Enquanto a equipe econômica chefiada por Paulo Guedes se esforçava para conter os danos causados pelas declarações do presidente, Bolsonaro não arrefeceu os disparos em sua conta no Twitter. Destratou a imprensa e rebaixou-se respondendo a provocações do candidato derrotado Fernando Haddad, do PT. Em um confuso episódio no qual os novos mandatários colidiram com a equipe que acabava de sair, o Twitter presidencial dirigiu sua ira à imprensa. Na quarta-feira 9, um edital do Ministério da Educação com mudanças nas regras do Programa Nacional do Livro Didático, como flexibilizar normas que podem acarretar erros nesses livros, foi revogado pelo novo ministro, Ricardo Vélez Rodriguez. O Estado de S. Paulo publicou uma entrevista em que o ex-ministro da Educação de Temer, Rossieli Soares, creditava as mudanças no edital à equipe de transição do novo governo. “A credibilidade jornalística se constrói com a verdade e não com a integralidade de seu tempo tentando ludibriar o leitor. Lamentável!”, disparou Bolsonaro, em seu estilo de redação tipicamente convoluto.

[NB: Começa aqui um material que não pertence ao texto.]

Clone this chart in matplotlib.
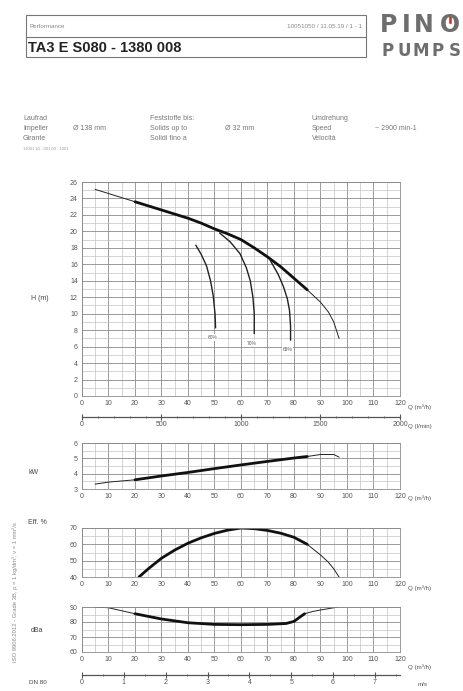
import numpy as np
import matplotlib
matplotlib.use("Agg")
import matplotlib.pyplot as plt
from matplotlib.ticker import MultipleLocator
from matplotlib.patches import Rectangle

# Data
q_h = [5, 10, 15, 20, 30, 40, 45, 50, 55, 60, 65, 70, 75, 80, 85, 90, 93, 95, 97]
head = [25.1, 24.6, 24.1, 23.6, 22.6, 21.6, 21.0, 20.3, 19.7, 19.0, 18.0, 16.9, 15.7, 14.3, 12.9, 11.4, 10.2, 9.0, 7.0]

iso_labels = ["60%", "70%", "65%"]
iso_q = [[43, 45, 47, 48.5, 49.5, 50.2, 50.4],
         [52, 56, 59.6, 62, 63.5, 64.5, 65, 65],
         [71, 74, 76, 77.5, 78.3, 78.7, 78.7]]
iso_h = [[18.3, 17.2, 15.8, 14.0, 12.2, 10.0, 8.3],
         [19.8, 18.7, 17.3, 15.6, 14.0, 12.0, 10.0, 7.6],
         [16.5, 14.8, 13.3, 11.8, 10.4, 8.5, 6.8]]

q_p = [5, 10, 20, 30, 40, 50, 60, 70, 80, 85, 90, 95, 97]
power = [3.32, 3.45, 3.6, 3.85, 4.08, 4.33, 4.57, 4.8, 5.02, 5.12, 5.25, 5.25, 5.08]

q_e = [21.5, 25, 30, 35, 40, 45, 50, 55, 60, 65, 70, 75, 80, 85, 90, 93, 95, 97]
eff = [40, 45, 51.5, 56.5, 60.7, 64, 66.7, 68.7, 70, 69.6, 68.5, 66.8, 64.3, 60, 53.5, 49, 45, 40]

q_n = [5, 10, 15, 20, 30, 40, 50, 60, 70, 77, 80, 82, 84, 87, 90, 95, 97]
noise = [90, 89.5, 87.5, 85.5, 82, 79.5, 78.4, 78.2, 78.4, 79, 80.4, 83, 85.5, 87, 88, 89.5, 90]

op_range = (20, 85)          # thick part of the curves
q_max = 120                  # m3/h at right edge
lmin_max = q_max * 1000 / 60  # l/min at right edge
v_max = 7.6                  # m/s in DN 80 at right edge

W, H = 464, 691
fig = plt.figure(figsize=(W / 100, H / 100), dpi=100)
fig.patch.set_facecolor("white")
plt.rcParams["font.family"] = ["Liberation Sans", "DejaVu Sans"]

txt = "#555555"
grid_major = "#8a8a8a"
grid_minor = "#c4c4c4"


def box(l, t, r, b):
    return [l / W, 1 - b / H, (r - l) / W, (b - t) / H]


def style(ax, ymin, ymax, ymin_step, ymaj_step):
    ax.set_xlim(0, q_max)
    ax.set_ylim(ymin, ymax)
    ax.xaxis.set_major_locator(MultipleLocator(10))
    ax.xaxis.set_minor_locator(MultipleLocator(5))
    ax.yaxis.set_major_locator(MultipleLocator(ymaj_step))
    ax.yaxis.set_minor_locator(MultipleLocator(ymin_step))
    ax.grid(which="major", color=grid_major, lw=0.6)
    ax.grid(which="minor", color=grid_minor, lw=0.5)
    ax.tick_params(which="both", length=0, labelsize=5, colors=txt, pad=3)
    for s in ax.spines.values():
        s.set_color(grid_major)
        s.set_linewidth(0.6)


def plot_curve(ax, x, y):
    x = np.array(x)
    y = np.array(y)
    ax.plot(x, y, color="#222222", lw=0.7)
    m = (x >= op_range[0]) & (x <= op_range[1])
    ax.plot(x[m], y[m], color="#111111", lw=2.0, solid_capstyle="round")


def scale_axis(y_px, xmax, major, minor):
    sa = fig.add_axes(box(82, y_px - 1, 400, y_px))
    sa.set_xlim(0, xmax)
    sa.set_ylim(0, 1)
    sa.patch.set_visible(False)
    for k in ("left", "right", "top"):
        sa.spines[k].set_visible(False)
    sa.spines["bottom"].set_color("#555555")
    sa.spines["bottom"].set_linewidth(0.9)
    sa.set_yticks([])
    sa.xaxis.set_major_locator(MultipleLocator(major))
    sa.xaxis.set_minor_locator(MultipleLocator(minor))
    sa.tick_params(which="major", direction="inout", length=4, width=0.8, labelsize=5,
                   colors=txt, pad=1)
    sa.tick_params(which="minor", direction="inout", length=2, width=0.6, colors=txt)
    return sa


# --- header -------------------------------------------------------------
fig.add_artist(Rectangle((26 / W, 1 - 57 / H), 340 / W, 42 / H, fill=False,
                         ec="#777777", lw=0.8, transform=fig.transFigure))
fig.add_artist(plt.Line2D([26 / W, 366 / W], [1 - 37 / H] * 2, color="#777777",
                          lw=0.8, transform=fig.transFigure))
fig.text(30 / W, 1 - 27 / H, "Performance", fontsize=4.5, color="#888888", va="center")
fig.text(362 / W, 1 - 27 / H, "10051050 / 11.05.19 / 1 - 1", fontsize=4.5,
         color="#888888", va="center", ha="right")
fig.text(28 / W, 1 - 48 / H, "TA3 E S080 - 1380 008", fontsize=10.5,
         fontweight="bold", color="#222222", va="center")

# logo, letter by letter to get the wide spacing
for ch, xc in zip("PINO", [389, 406, 424, 450]):
    fig.text(xc / W, 1 - 25 / H, ch, fontsize=17, fontweight="bold", family="DejaVu Sans",
             color="#6e6e6e", va="center", ha="center")
for ch, xc in zip("PUMPS", [388, 404, 421, 438, 455]):
    fig.text(xc / W, 1 - 51 / H, ch, fontsize=12, fontweight="bold", family="DejaVu Sans",
             color="#6e6e6e", va="center", ha="center")
fig.add_artist(Rectangle((448 / W, 1 - 24 / H), 4 / W, 11 / H, fc="#c0392b",
                         ec="white", lw=1.0, transform=fig.transFigure))

# --- info block ---------------------------------------------------------
info = [(23, ["Laufrad", "Impeller", "Girante"], 73, "Ø 138 mm"),
        (150, ["Feststoffe bis:", "Solids up to", "Solidi fino a"], 225, "Ø 32 mm"),
        (312, ["Umdrehung", "Speed", "Velocità"], 375, "~ 2900 min-1")]
for x0, words, xv, val in info:
    for i, w in enumerate(words):
        fig.text(x0 / W, 1 - (119 + 10 * i) / H, w, fontsize=5, color="#777777", va="center")
    fig.text(xv / W, 1 - 129 / H, val, fontsize=5, color="#777777", va="center")
fig.text(23 / W, 1 - 149 / H, "13001 10 - 001 00 - 1001", fontsize=3, color="#999999",
         va="center")

# --- H-Q chart ----------------------------------------------------------
ax_h = fig.add_axes(box(82, 182, 400, 396))
style(ax_h, 0, 26, 1, 2)
plot_curve(ax_h, q_h, head)
for lab, xq, yh in zip(iso_labels, iso_q, iso_h):
    ax_h.plot(xq, yh, color="#222222", lw=1.0)
    ax_h.text(xq[-1] - 1, yh[-1] - 1.2, lab, fontsize=3.5, color=txt, ha="center", va="center",
              bbox=dict(fc="white", ec="none", pad=0.5))
scale_axis(417, lmin_max, 500, 100)
fig.text(408 / W, 1 - 407 / H, "Q (m³/h)", fontsize=4.5, color=txt, va="center")
fig.text(408 / W, 1 - 427 / H, "Q (l/min)", fontsize=4.5, color=txt, va="center")
fig.text(40 / W, 1 - 298 / H, "H (m)", fontsize=5, color="#444444", va="center", ha="center")

# --- power chart --------------------------------------------------------
ax_p = fig.add_axes(box(82, 443, 400, 489))
style(ax_p, 3, 6, 0.5, 1)
plot_curve(ax_p, q_p, power)
fig.text(408 / W, 1 - 498 / H, "Q (m³/h)", fontsize=4.5, color=txt, va="center")
fig.text(34 / W, 1 - 473 / H, "kW", fontsize=5, color="#444444", va="center", ha="center")

# --- efficiency chart ---------------------------------------------------
ax_e = fig.add_axes(box(82, 528, 400, 577))
style(ax_e, 40, 70, 5, 10)
plot_curve(ax_e, q_e, eff)
fig.text(408 / W, 1 - 588 / H, "Q (m³/h)", fontsize=4.5, color=txt, va="center")
fig.text(37 / W, 1 - 523 / H, "Eff. %", fontsize=5, color="#444444", va="center", ha="center")

# --- noise chart --------------------------------------------------------
ax_n = fig.add_axes(box(82, 607, 400, 652))
style(ax_n, 60, 90, 5, 10)
plot_curve(ax_n, q_n, noise)
fig.text(408 / W, 1 - 667 / H, "Q (m³/h)", fontsize=4.5, color=txt, va="center")
fig.text(37 / W, 1 - 630 / H, "dBa", fontsize=5, color="#444444", va="center", ha="center")

scale_axis(675, v_max, 1, 0.5)
fig.text(418 / W, 1 - 685 / H, "m/s", fontsize=4.5, color=txt, va="center")
fig.text(38 / W, 1 - 683 / H, "DN 80", fontsize=4.5, color="#444444", va="center", ha="center")

fig.text(15 / W, 1 - 592 / H, "ISO 9906:2012 - Grade 3B, ρ = 1 kg/dm³, ν = 1 mm²/s",
         fontsize=4.2, color="#888888", rotation=90, va="center", ha="center")

fig.savefig("out.png", dpi=100)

Curiosamente, durante a campanha era o capitão Bolsonaro que disciplinava sua tropa, contendo declarações politicamente danosas. Quando o candidato a vice Hamilton Mourão aventou a possibilidade de extinguir o 13º salário, e Paulo Guedes falou em ressuscitar a CPMF, o cabeça da chapa tomou as rédeas do discurso e impôs um período de silêncio a seus colaboradores. Hoje, são os seus excessos que precisam ser contidos. O voluntarismo de Bolsonaro tem um modelo no irmão do Norte: o presidente é grande admirador do americano Donald Trump, o mais notório praticante da estratégia de governar pelo Twitter. Há, no entanto, uma diferença em relação a Bolsonaro: Trump é sabidamente um mitômano. O jornal The Washington Post mantém um monitor de mentiras e falsidades presidenciais, ditas em entrevistas ou pelo Twitter. Computou mais de 7 600 inverdades desde o início do mandato, em 2017. O auge se deu no ano passado: em média, o presidente americano fez quinze declarações falsas por dia. Bolsonaro opera pelo exagero e pela distorção de alguns fatos — o tão debatido “kit gay” do governo Dilma, que nunca existiu, é um bom exemplo —, mas ele não é esse mentiroso compulsivo.
O Twitter é uma novidade no governo. Dilma Rousseff fez um uso comparativamente discreto da rede social. Michel Temer, homem de outra era, preferia as cartas, mas buscou atualizar-se no fim do mandato como presidente. Divulgava, nas redes sociais, vídeos em que respondia a críticos, inclusive antigos aliados como os tucanos Geraldo Alckmin e João Doria. A tática teve efeito contrário — foi o estilo um tanto empolado de Temer que virou piada. No folclore da República, tornou-se célebre um meio de comunicação inusitado: os bilhetes do presidente Jânio Quadros. O hábito de mandar recados e ordens para os subordinados por notas manuscritas começou quando ele era prefeito de São Paulo. Ao se tornar presidente, em 1961, Jânio percebeu que a tática chamava a atenção da imprensa e intensificou seu uso — havia aí certo jogo de cena. A renúncia, no mesmo ano da posse, foi comunicada formalmente ao Congresso — por carta.
Não se devem culpar os novos meios tecnológicos: as falas desencontradas de Bolsonaro ocorreram, na maior parte, em declarações verbais. Mas a ligeireza dessas declarações é típica do ambiente das redes sociais, em que tudo costuma ser dito sem moderação. Bolsonaro não parece consciente, pelo menos até agora, do peso de um cargo no qual sua opinião ligeira sobre o negócio da Embraer com a Boeing tem impacto na Bolsa: as ações da empresa brasileira caíram 5%, e subiram 2% depois que o general Heleno esclareceu que o governo não tem planos de interferir no negócio.
A comunicação deficiente revela três falhas que poderiam ser corrigidas com facilidade: o desalinhamento entre as opiniões do presidente e as avaliações de seus ministros; a falta de um porta-voz apto a unificar o discurso; e o voluntarismo presidencial. Por ora, as derrapadas não causaram dano maior. Apesar das idas e vindas no tema crucial da Previdência, o governo ainda conta com a confiança do mercado: o índice Bovespa renovou recordes, chegando a fechar em 93 000 pontos na quarta-feira, e o dólar desabou ao seu menor valor em mais de dois meses. Historicamente, a duração da confiança em um novo governo não costuma passar de 100 dias. É bom que Bolsonaro encontre o alinhamento com seu ministério. A economia brasileira é frágil e pode não aguentar o solavanco de um bilhete mal escrito.